Section 19(1)(b) of the Social Welfare Consolidation Act requires a claimant for disability benefit to have 48 contributions paid or credited in the last complete contribution year before the beginning of the benefit year which includes the day for which benefit is claimed. The benefit year starts on the first Monday of January each year and the governing contribution year is the last complete tax year before the start of the benefit year. Thus for a person who claimed benefit in December 1987, the governing contribution year would be the 1985/1986 tax year whereas for a person who claimed benefit in January 1988 the governing contribution year would be the 1986/1987 income tax year. For administrative reasons it is necessary to have claims to benefit calculated on the basis of the last complete tax year before the year of claim because this is the latest year in respect of which full details of earnings and PRSI contributions would be available.

Paragraph 5(1)(a) of the Social Welfare (Pay-Related Benefit) Regulations 1979 (S.I. No. 141 of 1979) states that the relevant income tax year in relation to pay related benefit is the last complete income tax year before the beginning of the pay-related benefit year in which the first day of incapacity for work in a period of interruption of employment occurs.

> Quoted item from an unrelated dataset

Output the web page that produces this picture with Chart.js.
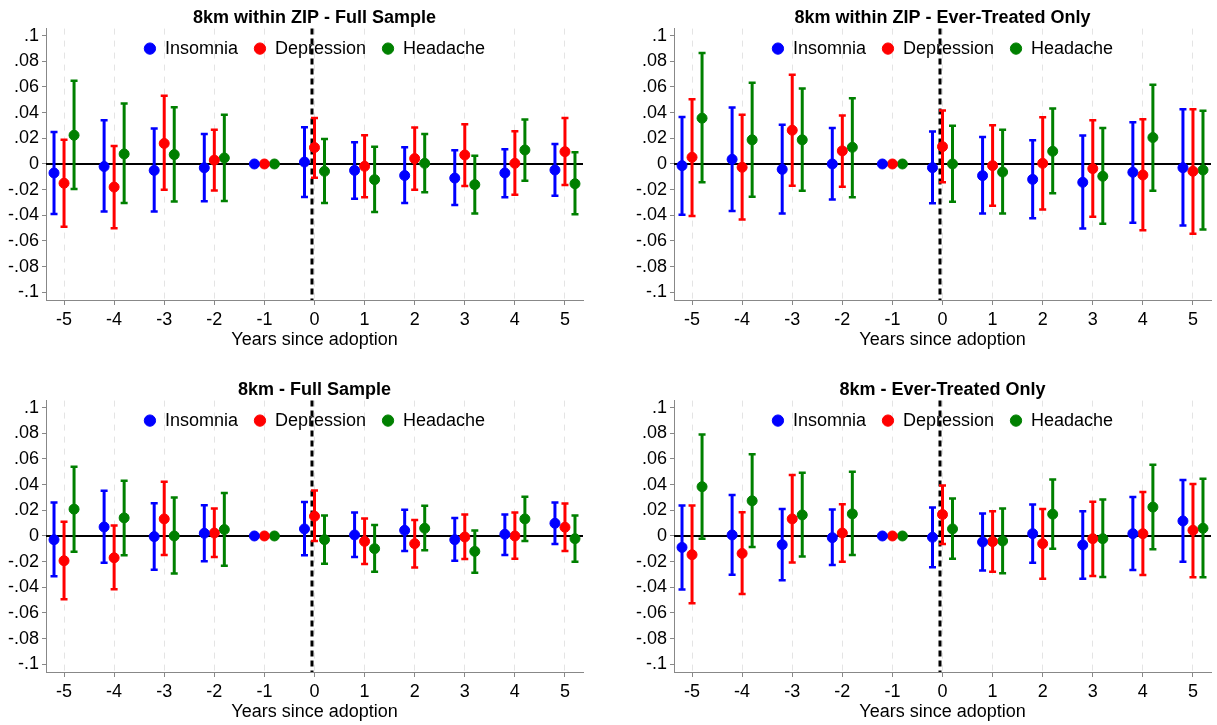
<!DOCTYPE html>
<html>
<head>
<meta charset="utf-8">
<script src="https://cdn.jsdelivr.net/npm/chart.js@4.4.1/dist/chart.umd.min.js"></script>
<style>
body { margin: 0; background: #fff; overflow: hidden; }
canvas { position: absolute; }
</style>
</head>
<body>
<canvas id="c1" width="589" height="355" style="left:0;top:0"></canvas>
<canvas id="c2" width="589" height="355" style="left:628px;top:0"></canvas>
<canvas id="c3" width="589" height="355" style="left:0;top:372px"></canvas>
<canvas id="c4" width="589" height="355" style="left:628px;top:372px"></canvas>
<script>
const years = [-5, -4, -3, -2, -1, 0, 1, 2, 3, 4, 5]
const seriesNames = ['Insomnia', 'Depression', 'Headache']
const seriesColors = ['#0000ff', '#ff0000', '#008000']
const seriesOffset = [-0.2, 0, 0.2]
const yTicks = [-0.1, -0.08, -0.06, -0.04, -0.02, 0, 0.02, 0.04, 0.06, 0.08, 0.1]
const yTickLabels = ['-.1', '-.08', '-.06', '-.04', '-.02', '0', '.02', '.04', '.06', '.08', '.1']
const treatLine = -0.05

// 8km within ZIP - Full Sample
const zipFullIns   = [-0.007, -0.002, -0.005, -0.003, 0, 0.0015, -0.005, -0.009, -0.011, -0.007, -0.0047]
const zipFullInsLo = [-0.039, -0.037, -0.037, -0.029, 0, -0.0257, -0.027, -0.0305, -0.032, -0.026, -0.0247]
const zipFullInsHi = [0.025, 0.034, 0.0276, 0.0234, 0, 0.0286, 0.017, 0.013, 0.0107, 0.0115, 0.0156]
const zipFullDep   = [-0.015, -0.018, 0.016, 0.003, 0, 0.0128, -0.0018, 0.0042, 0.007, 0.0005, 0.0096]
const zipFullDepLo = [-0.049, -0.050, -0.020, -0.0206, 0, -0.0107, -0.026, -0.020, -0.0172, -0.024, -0.0164]
const zipFullDepHi = [0.0188, 0.0141, 0.0531, 0.0266, 0, 0.0359, 0.0224, 0.0284, 0.031, 0.0255, 0.0359]
const zipFullHead   = [0.0224, 0.0078, 0.0073, 0.0047, 0, -0.0057, -0.0122, 0.0005, -0.0161, 0.0109, -0.0154]
const zipFullHeadLo = [-0.0195, -0.0305, -0.0292, -0.0289, 0, -0.0305, -0.0375, -0.0221, -0.0385, -0.013, -0.0391]
const zipFullHeadHi = [0.0648, 0.0471, 0.0443, 0.0383, 0, 0.0195, 0.0135, 0.0234, 0.0065, 0.0346, 0.0091]

// 8km within ZIP - Ever-Treated Only
const zipEverIns   = [-0.0013, 0.0036, -0.0042, 0, 0, -0.0029, -0.0091, -0.012, -0.0143, -0.0065, -0.0029]
const zipEverInsLo = [-0.0396, -0.0367, -0.0385, -0.0276, 0, -0.0307, -0.0385, -0.0422, -0.0503, -0.0458, -0.0479]
const zipEverInsHi = [0.0367, 0.044, 0.0305, 0.0281, 0, 0.0253, 0.0211, 0.0185, 0.0221, 0.0326, 0.0427]
const zipEverDep   = [0.0052, -0.0026, 0.0263, 0.0102, 0, 0.0135, -0.0013, 0.0005, -0.0036, -0.0086, -0.0057]
const zipEverDepLo = [-0.0406, -0.0432, -0.0169, -0.0177, 0, -0.0143, -0.0326, -0.0354, -0.0411, -0.0516, -0.0544]
const zipEverDepHi = [0.0505, 0.0383, 0.0695, 0.0378, 0, 0.0417, 0.0302, 0.0365, 0.0341, 0.0349, 0.0427]
const zipEverHead   = [0.0357, 0.0188, 0.0188, 0.013, 0, 0, -0.0063, 0.0099, -0.0096, 0.0206, -0.0047]
const zipEverHeadLo = [-0.0143, -0.0255, -0.0208, -0.026, 0, -0.0294, -0.0385, -0.0229, -0.0466, -0.0208, -0.051]
const zipEverHeadHi = [0.0865, 0.0633, 0.0589, 0.0513, 0, 0.0297, 0.0266, 0.0432, 0.0281, 0.0617, 0.0414]

// 8km - Full Sample
const allFullIns   = [-0.0029, 0.007, -0.0005, 0.0021, 0, 0.0055, 0.0008, 0.0044, -0.0029, 0.0013, 0.0099]
const allFullInsLo = [-0.0313, -0.0209, -0.0264, -0.0196, 0, -0.0151, -0.0164, -0.0117, -0.0193, -0.0149, -0.0063]
const allFullInsHi = [0.0261, 0.0352, 0.0256, 0.024, 0, 0.0264, 0.0183, 0.0204, 0.0141, 0.0167, 0.0261]
const allFullDep   = [-0.0193, -0.017, 0.0133, 0.0023, 0, 0.0154, -0.0042, -0.006, -0.0008, 0, 0.0068]
const allFullDepLo = [-0.0493, -0.0415, -0.0149, -0.0164, 0, -0.0039, -0.0219, -0.0245, -0.018, -0.0178, -0.0117]
const allFullDepHi = [0.011, 0.0081, 0.0423, 0.0214, 0, 0.0355, 0.0136, 0.0125, 0.0167, 0.0183, 0.0253]
const allFullHead   = [0.0209, 0.0141, 0, 0.005, 0, -0.0029, -0.0099, 0.006, -0.012, 0.0133, -0.0021]
const allFullHeadLo = [-0.0123, -0.0151, -0.0292, -0.0232, 0, -0.0217, -0.0279, -0.0112, -0.0287, -0.0039, -0.0201]
const allFullHeadHi = [0.054, 0.0431, 0.03, 0.0334, 0, 0.0159, 0.0086, 0.0235, 0.0042, 0.0305, 0.0159]

// 8km - Ever-Treated Only
const allEverIns   = [-0.0089, 0.0008, -0.0068, -0.0013, 0, -0.001, -0.0047, 0.0018, -0.007, 0.0018, 0.0117]
const allEverInsLo = [-0.0418, -0.0303, -0.0345, -0.0227, 0, -0.0243, -0.0269, -0.0209, -0.0334, -0.0266, -0.0201]
const allEverInsHi = [0.0238, 0.0319, 0.0211, 0.0206, 0, 0.0222, 0.0175, 0.0245, 0.0193, 0.0303, 0.0436]
const allEverDep   = [-0.0146, -0.0136, 0.0133, 0.0023, 0, 0.0167, -0.0044, -0.006, -0.0021, 0.0018, 0.0044]
const allEverDepLo = [-0.0525, -0.0452, -0.0206, -0.0201, 0, -0.0063, -0.0279, -0.0334, -0.0311, -0.0305, -0.0321]
const allEverDepHi = [0.0238, 0.0185, 0.0475, 0.0248, 0, 0.0394, 0.0193, 0.0211, 0.0266, 0.0342, 0.0405]
const allEverHead   = [0.0384, 0.0274, 0.0164, 0.0172, 0, 0.0055, -0.0039, 0.017, -0.0021, 0.0225, 0.006]
const allEverHeadLo = [-0.0021, -0.0086, -0.0159, -0.0149, 0, -0.0178, -0.029, -0.0099, -0.0319, -0.0104, -0.0321]
const allEverHeadHi = [0.0791, 0.0637, 0.0493, 0.0501, 0, 0.0292, 0.0214, 0.0441, 0.0285, 0.0556, 0.0446]

Chart.defaults.font.family = '"Liberation Sans", Arial, sans-serif'
Chart.defaults.font.size = 18
Chart.defaults.color = '#000'

// zero line, dashed treatment line, and the CI whiskers
const errorBars = {
    id: 'errorBars',
    beforeLayout(chart) {
        // legend sits inside the plot but laid out in one row
        chart.legend.isHorizontal = () => true
    },
    afterLayout(chart) {
        const lg = chart.legend
        lg.left = chart.chartArea.left
        lg.right = chart.chartArea.right
        lg.top -= 5
        lg.bottom -= 5
    },
    beforeDatasetsDraw(chart) {
        const {ctx, chartArea, scales: {x, y}} = chart
        ctx.save()
        const y0 = y.getPixelForValue(0)
        ctx.strokeStyle = '#000'
        ctx.lineWidth = 2
        ctx.beginPath()
        ctx.moveTo(chartArea.left, y0)
        ctx.lineTo(chartArea.right, y0)
        ctx.stroke()

        const tx = x.getPixelForValue(treatLine)
        ctx.lineWidth = 3
        ctx.setLineDash([6, 4])
        ctx.beginPath()
        ctx.moveTo(tx, chartArea.top)
        ctx.lineTo(tx, chartArea.bottom)
        ctx.stroke()
        ctx.setLineDash([])

        for (const ds of chart.data.datasets) {
            ctx.strokeStyle = ds.borderColor
            for (const p of ds.data) {
                if (p.lo === p.hi) continue
                const px = x.getPixelForValue(p.x)
                const y1 = y.getPixelForValue(p.lo)
                const y2 = y.getPixelForValue(p.hi)
                ctx.lineWidth = 3
                ctx.beginPath()
                ctx.moveTo(px, y1)
                ctx.lineTo(px, y2)
                ctx.stroke()
                ctx.lineWidth = 2.5
                ctx.beginPath()
                ctx.moveTo(px - 3.5, y1); ctx.lineTo(px + 3.5, y1)
                ctx.moveTo(px - 3.5, y2); ctx.lineTo(px + 3.5, y2)
                ctx.stroke()
            }
        }
        ctx.restore()
    }
}

function makePanel(id, title, est, lo, hi) {
    const datasets = seriesNames.map((name, s) => ({
        label: name,
        data: years.map((yr, i) => ({x: yr + seriesOffset[s], y: est[s][i], lo: lo[s][i], hi: hi[s][i]})),
        backgroundColor: seriesColors[s],
        borderColor: seriesColors[s],
        borderWidth: 1,
        pointRadius: 5,
        pointStyle: 'circle'
    }))
    return new Chart(document.getElementById(id), {
        type: 'scatter',
        data: {datasets},
        plugins: [errorBars],
        options: {
            responsive: false,
            animation: false,
            devicePixelRatio: 1,
            layout: {padding: {left: 6, right: 4, top: 0, bottom: 0}},
            plugins: {
                title: {
                    display: true, text: title, fullSize: false,
                    font: {size: 18, weight: 'bold'}, color: '#000',
                    padding: {top: 7, bottom: 0}
                },
                legend: {
                    position: 'chartArea',
                    align: 'center',
                    labels: {usePointStyle: true, pointStyle: 'circle', boxWidth: 12, boxHeight: 8, padding: 16, color: '#000'}
                },
                tooltip: {enabled: false}
            },
            scales: {
                x: {
                    type: 'linear', min: -5.36, max: 5.36,
                    afterBuildTicks: s => { s.ticks = years.map(v => ({value: v})) },
                    afterFit: s => { s.height = 55 },
                    ticks: {padding: 4, color: '#000', callback: v => String(v)},
                    grid: {color: '#e4e4e4', lineWidth: 1, tickColor: '#888', tickLength: 5},
                    border: {display: true, color: '#888', width: 1, dash: [6, 6]},
                    title: {display: true, text: 'Years since adoption', color: '#000', padding: {top: 0, bottom: 4}}
                },
                y: {
                    type: 'linear', min: -0.106, max: 0.1055,
                    afterBuildTicks: s => { s.ticks = yTicks.map(v => ({value: v})) },
                    afterFit: s => { s.width = 40 },
                    ticks: {padding: 3, color: '#000', callback: (v, i) => yTickLabels[i]},
                    grid: {drawOnChartArea: false, tickColor: '#888', tickLength: 4},
                    border: {display: true, color: '#888', width: 1}
                }
            }
        }
    })
}

makePanel('c1', '8km within ZIP - Full Sample',
    [zipFullIns, zipFullDep, zipFullHead], [zipFullInsLo, zipFullDepLo, zipFullHeadLo], [zipFullInsHi, zipFullDepHi, zipFullHeadHi])
makePanel('c2', '8km within ZIP - Ever-Treated Only',
    [zipEverIns, zipEverDep, zipEverHead], [zipEverInsLo, zipEverDepLo, zipEverHeadLo], [zipEverInsHi, zipEverDepHi, zipEverHeadHi])
makePanel('c3', '8km - Full Sample',
    [allFullIns, allFullDep, allFullHead], [allFullInsLo, allFullDepLo, allFullHeadLo], [allFullInsHi, allFullDepHi, allFullHeadHi])
makePanel('c4', '8km - Ever-Treated Only',
    [allEverIns, allEverDep, allEverHead], [allEverInsLo, allEverDepLo, allEverHeadLo], [allEverInsHi, allEverDepHi, allEverHeadHi])
</script>
</body>
</html>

For the vast majority of claimants to disability benefit the governing contribution year in which they must fulfil the contribution conditions for qualifying for payment and the relevant income tax year for pay-related benefit purposes coincide. However, in a small number of cases if a claimant does not qualify for benefit on application but continues to claim into a new benefit year, it can happen that he will satisfy the contribution conditions in the later contribution year and therefore be entitled to payment but the application of paragraph 5(1)(a) of SI No 141 of 1979 ties the determination of his pay-related benefit to the earlier tax year because that was the tax year which governed the benefit year in which he first became incapacitated. It should, however, be pointed out that in some cases the earlier tax year may be more favourable for a claimant, for example, if his earnings were higher in that year while he had much lower earnings in the later tax year. I will nevertheless have the matter examined to see if a more satisfactory arrangement can be achieved which would at the same time be administratively feasible.